Expos have good shot at bringing World Series to Canada

If it were possible to get new Montreal manager Bill Virdon to take a lie detector test, then it might also be possible to get him to admit (at least to a machine) that the Expos can finish first in the National League East this season.

But the inherent practicality in Virdon, it seems, simply won't let him. Anyway, most of the nation's baseball writers aren't nearly so reluctant. In a vote conducted by The Sporting News, they gave the Expos 30 more first-place votes than the defending world champion St. Louis Cardinals.

One reason Montreal looks so attractive is that over the past four years the Expos have the best won-lost, regular-season record in the National League, even if they haven't made the World Series.

Take a new field boss (Virdon); a superb four-man pitching rotation; a better-than-average bullpen; a solution to the team's second base problem; plus four all-stars, and is it any wonder the Expos' bandwagon seems crowded?

Though his low-key approach sometimes fools people, Virdon is an excellent manager. Bill won a division title with the Pittsburgh Pirates in 1972; led the New York Yankees to their best record in 10 years in 1974; and got the Houston Astros into the league championship series in 1980 and the division playoffs in 1981. And despite his reputation as a tough disciplinarian, he still manages to win over most players.

The four starting pitchers Virdon is counting on so heavily are Steve Rogers, Charlie Lea, Bill Gullickson, and Scott Sanderson. Last year this foursome allowed no more than two runs in 62 of their 128 starts.

Rogers, who won 19 games, also was the National League's earned-run leader with a 2.40 average. However, after this quartet things look a little thin, although Randy Lerch and Ray Burris have both been major league starters in the past.

The big man in the bullpen is right-hander Jeff Reardon, who had a 2.06 earned-run average last year in 75 appearances, winning seven games and saving 26 more. Complementing him on the left side is 43-year-old Woody Fryman, who kept rolling along in 1982 with a 9-victory, 12-save performance that made him the league's top southpaw reliever. And Bryn Smith, despite only a little more than one year in the big leagues, has shown the ability to keep the ball down while throwing strikes.

But Fryman is strictly a one-inning relief pitcher these days (two at the most under special conditions), which means that if Reardon gets too much work he might not be as effective in September as he was earlier in the season. All this becomes relative, of course, if Montreal comes up with another reliable arm in the bullpen.

''We've got some good front-line pitching, some line-drive punch, and some power,'' Virdon told me recently in Los Angeles. ''But if we were to lose a starting pitcher or any one of our bullpen regulars for any length of time, at this point we don't have enough depth to overcome a situation like that.

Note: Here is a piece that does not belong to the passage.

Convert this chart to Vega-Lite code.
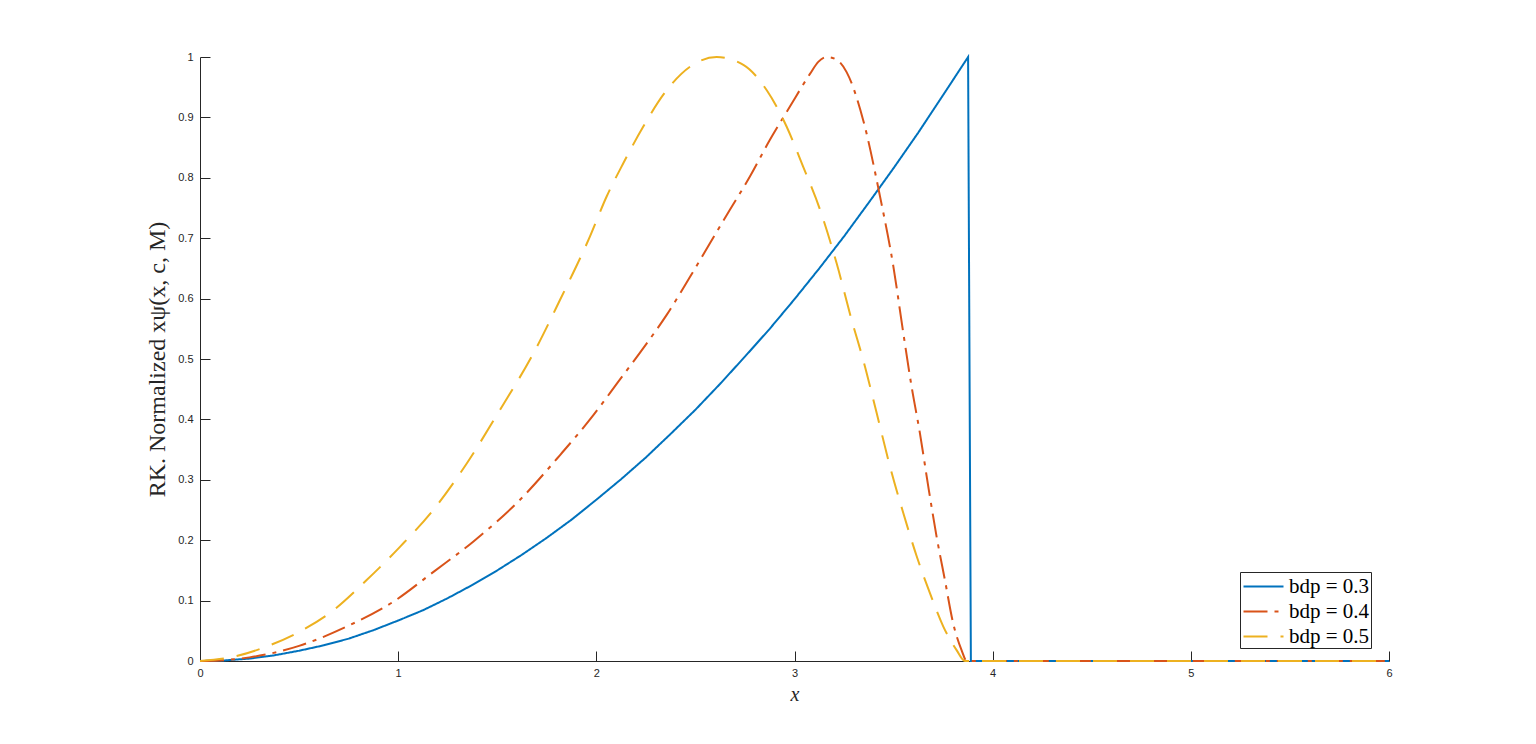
{
  "$schema": "https://vega.github.io/schema/vega-lite/v6.json",
  "autosize": "none",
  "padding": {"left": 200, "top": 57, "right": 147, "bottom": 83},
  "width": 1189,
  "height": 604,
  "background": "white",
  "config": {
    "view": {"stroke": null},
    "axis": {
      "domainColor": "#262626",
      "tickColor": "#262626",
      "labelColor": "#262626",
      "titleColor": "#262626",
      "labelFont": "Liberation Sans",
      "labelFontSize": 11,
      "titleFont": "Liberation Serif",
      "titleFontWeight": "normal",
      "grid": false,
      "tickSize": -10,
      "domainWidth": 1,
      "tickWidth": 1,
      "labelFlush": false
    },
    "legend": {
      "title": null,
      "orient": "none",
      "legendX": 1040,
      "legendY": 515,
      "padding": 1,
      "strokeColor": "#262626",
      "fillColor": "white",
      "symbolType": "M-1.6,0H1.6",
      "symbolSize": 625,
      "symbolStrokeWidth": 2,
      "symbolOffset": 9,
      "labelOffset": 12,
      "labelFont": "Liberation Serif",
      "labelFontSize": 21,
      "labelColor": "#000000",
      "rowPadding": 1
    }
  },
  "data": {
    "values": [
      {"x": 0, "y": 0, "s": "bdp = 0.3"},
      {"x": 0.125, "y": 0.001, "s": "bdp = 0.3"},
      {"x": 0.25, "y": 0.004, "s": "bdp = 0.3"},
      {"x": 0.375, "y": 0.0094, "s": "bdp = 0.3"},
      {"x": 0.5, "y": 0.017, "s": "bdp = 0.3"},
      {"x": 0.625, "y": 0.026, "s": "bdp = 0.3"},
      {"x": 0.75, "y": 0.037, "s": "bdp = 0.3"},
      {"x": 0.875, "y": 0.051, "s": "bdp = 0.3"},
      {"x": 1, "y": 0.067, "s": "bdp = 0.3"},
      {"x": 1.125, "y": 0.084, "s": "bdp = 0.3"},
      {"x": 1.25, "y": 0.104, "s": "bdp = 0.3"},
      {"x": 1.375, "y": 0.126, "s": "bdp = 0.3"},
      {"x": 1.5, "y": 0.15, "s": "bdp = 0.3"},
      {"x": 1.625, "y": 0.176, "s": "bdp = 0.3"},
      {"x": 1.75, "y": 0.204, "s": "bdp = 0.3"},
      {"x": 1.875, "y": 0.234, "s": "bdp = 0.3"},
      {"x": 2, "y": 0.267, "s": "bdp = 0.3"},
      {"x": 2.125, "y": 0.301, "s": "bdp = 0.3"},
      {"x": 2.25, "y": 0.337, "s": "bdp = 0.3"},
      {"x": 2.375, "y": 0.376, "s": "bdp = 0.3"},
      {"x": 2.5, "y": 0.416, "s": "bdp = 0.3"},
      {"x": 2.625, "y": 0.459, "s": "bdp = 0.3"},
      {"x": 2.75, "y": 0.504, "s": "bdp = 0.3"},
      {"x": 2.875, "y": 0.55, "s": "bdp = 0.3"},
      {"x": 3, "y": 0.599, "s": "bdp = 0.3"},
      {"x": 3.125, "y": 0.65, "s": "bdp = 0.3"},
      {"x": 3.25, "y": 0.703, "s": "bdp = 0.3"},
      {"x": 3.375, "y": 0.759, "s": "bdp = 0.3"},
      {"x": 3.5, "y": 0.816, "s": "bdp = 0.3"},
      {"x": 3.625, "y": 0.875, "s": "bdp = 0.3"},
      {"x": 3.75, "y": 0.937, "s": "bdp = 0.3"},
      {"x": 3.876, "y": 1, "s": "bdp = 0.3"},
      {"x": 3.89, "y": 0, "s": "bdp = 0.3"},
      {"x": 6, "y": 0, "s": "bdp = 0.3"},

      {"x": 0, "y": 0, "s": "bdp = 0.4"},
      {"x": 0.1, "y": 0.001, "s": "bdp = 0.4"},
      {"x": 0.25, "y": 0.006, "s": "bdp = 0.4"},
      {"x": 0.5, "y": 0.025, "s": "bdp = 0.4"},
      {"x": 0.74, "y": 0.057, "s": "bdp = 0.4"},
      {"x": 0.975, "y": 0.098, "s": "bdp = 0.4"},
      {"x": 1.18, "y": 0.148, "s": "bdp = 0.4"},
      {"x": 1.38, "y": 0.198, "s": "bdp = 0.4"},
      {"x": 1.615, "y": 0.267, "s": "bdp = 0.4"},
      {"x": 1.817, "y": 0.341, "s": "bdp = 0.4"},
      {"x": 1.985, "y": 0.407, "s": "bdp = 0.4"},
      {"x": 2.11, "y": 0.462, "s": "bdp = 0.4"},
      {"x": 2.237, "y": 0.518, "s": "bdp = 0.4"},
      {"x": 2.355, "y": 0.573, "s": "bdp = 0.4"},
      {"x": 2.473, "y": 0.636, "s": "bdp = 0.4"},
      {"x": 2.574, "y": 0.692, "s": "bdp = 0.4"},
      {"x": 2.674, "y": 0.747, "s": "bdp = 0.4"},
      {"x": 2.775, "y": 0.802, "s": "bdp = 0.4"},
      {"x": 2.876, "y": 0.863, "s": "bdp = 0.4"},
      {"x": 2.977, "y": 0.918, "s": "bdp = 0.4"},
      {"x": 3.078, "y": 0.972, "s": "bdp = 0.4"},
      {"x": 3.12, "y": 0.992, "s": "bdp = 0.4"},
      {"x": 3.162, "y": 1.0, "s": "bdp = 0.4"},
      {"x": 3.21, "y": 0.996, "s": "bdp = 0.4"},
      {"x": 3.263, "y": 0.975, "s": "bdp = 0.4"},
      {"x": 3.347, "y": 0.895, "s": "bdp = 0.4"},
      {"x": 3.431, "y": 0.77, "s": "bdp = 0.4"},
      {"x": 3.499, "y": 0.653, "s": "bdp = 0.4"},
      {"x": 3.549, "y": 0.543, "s": "bdp = 0.4"},
      {"x": 3.591, "y": 0.454, "s": "bdp = 0.4"},
      {"x": 3.633, "y": 0.377, "s": "bdp = 0.4"},
      {"x": 3.675, "y": 0.289, "s": "bdp = 0.4"},
      {"x": 3.717, "y": 0.206, "s": "bdp = 0.4"},
      {"x": 3.759, "y": 0.134, "s": "bdp = 0.4"},
      {"x": 3.801, "y": 0.062, "s": "bdp = 0.4"},
      {"x": 3.843, "y": 0.018, "s": "bdp = 0.4"},
      {"x": 3.869, "y": 0, "s": "bdp = 0.4"},
      {"x": 6, "y": 0, "s": "bdp = 0.4"},

      {"x": 0, "y": 0, "s": "bdp = 0.5"},
      {"x": 0.168, "y": 0.007, "s": "bdp = 0.5"},
      {"x": 0.336, "y": 0.024, "s": "bdp = 0.5"},
      {"x": 0.505, "y": 0.049, "s": "bdp = 0.5"},
      {"x": 0.673, "y": 0.084, "s": "bdp = 0.5"},
      {"x": 0.841, "y": 0.134, "s": "bdp = 0.5"},
      {"x": 1.009, "y": 0.189, "s": "bdp = 0.5"},
      {"x": 1.177, "y": 0.25, "s": "bdp = 0.5"},
      {"x": 1.346, "y": 0.327, "s": "bdp = 0.5"},
      {"x": 1.514, "y": 0.416, "s": "bdp = 0.5"},
      {"x": 1.682, "y": 0.509, "s": "bdp = 0.5"},
      {"x": 1.817, "y": 0.598, "s": "bdp = 0.5"},
      {"x": 1.968, "y": 0.703, "s": "bdp = 0.5"},
      {"x": 2.052, "y": 0.769, "s": "bdp = 0.5"},
      {"x": 2.136, "y": 0.824, "s": "bdp = 0.5"},
      {"x": 2.237, "y": 0.885, "s": "bdp = 0.5"},
      {"x": 2.355, "y": 0.945, "s": "bdp = 0.5"},
      {"x": 2.473, "y": 0.984, "s": "bdp = 0.5"},
      {"x": 2.607, "y": 1.0, "s": "bdp = 0.5"},
      {"x": 2.742, "y": 0.987, "s": "bdp = 0.5"},
      {"x": 2.86, "y": 0.945, "s": "bdp = 0.5"},
      {"x": 2.96, "y": 0.885, "s": "bdp = 0.5"},
      {"x": 3.044, "y": 0.818, "s": "bdp = 0.5"},
      {"x": 3.129, "y": 0.747, "s": "bdp = 0.5"},
      {"x": 3.213, "y": 0.658, "s": "bdp = 0.5"},
      {"x": 3.288, "y": 0.565, "s": "bdp = 0.5"},
      {"x": 3.347, "y": 0.498, "s": "bdp = 0.5"},
      {"x": 3.415, "y": 0.41, "s": "bdp = 0.5"},
      {"x": 3.482, "y": 0.322, "s": "bdp = 0.5"},
      {"x": 3.549, "y": 0.245, "s": "bdp = 0.5"},
      {"x": 3.617, "y": 0.173, "s": "bdp = 0.5"},
      {"x": 3.684, "y": 0.112, "s": "bdp = 0.5"},
      {"x": 3.751, "y": 0.057, "s": "bdp = 0.5"},
      {"x": 3.818, "y": 0.018, "s": "bdp = 0.5"},
      {"x": 3.86, "y": 0, "s": "bdp = 0.5"},
      {"x": 6, "y": 0, "s": "bdp = 0.5"}
    ]
  },
  "encoding": {
    "x": {
      "field": "x",
      "type": "quantitative",
      "scale": {"domain": [0, 6], "nice": false},
      "axis": {
        "values": [0, 1, 2, 3, 4, 5, 6],
        "format": "~g",
        "labelPadding": 16,
        "title": "x",
        "titleFontStyle": "italic",
        "titleFontSize": 20,
        "titlePadding": 6
      }
    },
    "y": {
      "field": "y",
      "type": "quantitative",
      "scale": {"domain": [0, 1], "nice": false},
      "axis": {
        "values": [0, 0.1, 0.2, 0.3, 0.4, 0.5, 0.6, 0.7, 0.8, 0.9, 1],
        "format": "~g",
        "labelPadding": 17,
        "title": "RK. Normalized xψ(x, c, M)",
        "titleFontSize": 24,
        "titlePadding": 8
      }
    },
    "color": {
      "field": "s",
      "type": "nominal",
      "scale": {"domain": ["bdp = 0.3", "bdp = 0.4", "bdp = 0.5"], "range": ["#0072BD", "#D95319", "#EDB120"]}
    },
    "strokeDash": {
      "field": "s",
      "type": "nominal",
      "scale": {"domain": ["bdp = 0.3", "bdp = 0.4", "bdp = 0.5"], "range": [[1, 0], [24, 7, 4, 7], [24, 13]]}
    }
  },
  "layer": [
    {
      "transform": [{"filter": "datum.s === 'bdp = 0.3'"}],
      "mark": {"type": "line", "strokeWidth": 2, "interpolate": "linear", "clip": false}
    },
    {
      "transform": [{"filter": "datum.s !== 'bdp = 0.3'"}],
      "mark": {"type": "line", "strokeWidth": 2, "interpolate": "monotone", "clip": false}
    }
  ]
}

''We've got good speed at the top of our batting order in Tim Raines (the NL base-stealing leader in both 1981 and '82) and Bryan Little (the team's rookie shortstop, who beat out Chris Speier in spring training), only I wish we had more,'' Bill continued. ''While the fact that I could go with a set lineup every game pleases me, it also makes it tough to find playing time for any of my utility men. And when your reserves go too long without work, they're apt to lose whatever sharpness they had both at the plate and in the field.''

Montreal should benefit tremendously this year from having Doug Flynn available to play second base right from the start of the season. Until Flynn arrived in a June 1982 trade, the Expos had tried seven players there without finding one they liked for more than a game or two.

Virdon's four all-stars are Raines and Andre Dawson (both outfielders), plus first baseman Al Oliver and catcher Gary Carter. Oliver, the defending National League batting champion, hit .331 in '82, including 22 homers, 43 doubles, and 109 runs batted in.

Carter, who is probably the best backstop in either league, struck out only 66 times last season in 154 games. Gary is not only durable (in the past six years he has caught 91 percent of the Expos' games), but has also swatted 147 home runs during that same period.

Third baseman Tim Wallach, who hit a surprising 28 home runs in 1982 in only his second big league season, seems capable of maintaining that pace. And while Warren Cromartie is still starting in right field, a spot has to be found sometime for Terry Francona, who hit .321 last year in 44 games before an injury cut short his season.

Most baseball experts figure that if the Expos can forget their past failures and simply concentrate on this year, then there is an excellent chance that half of the 1983 World Series will be played in Montreal's Olympic Stadium.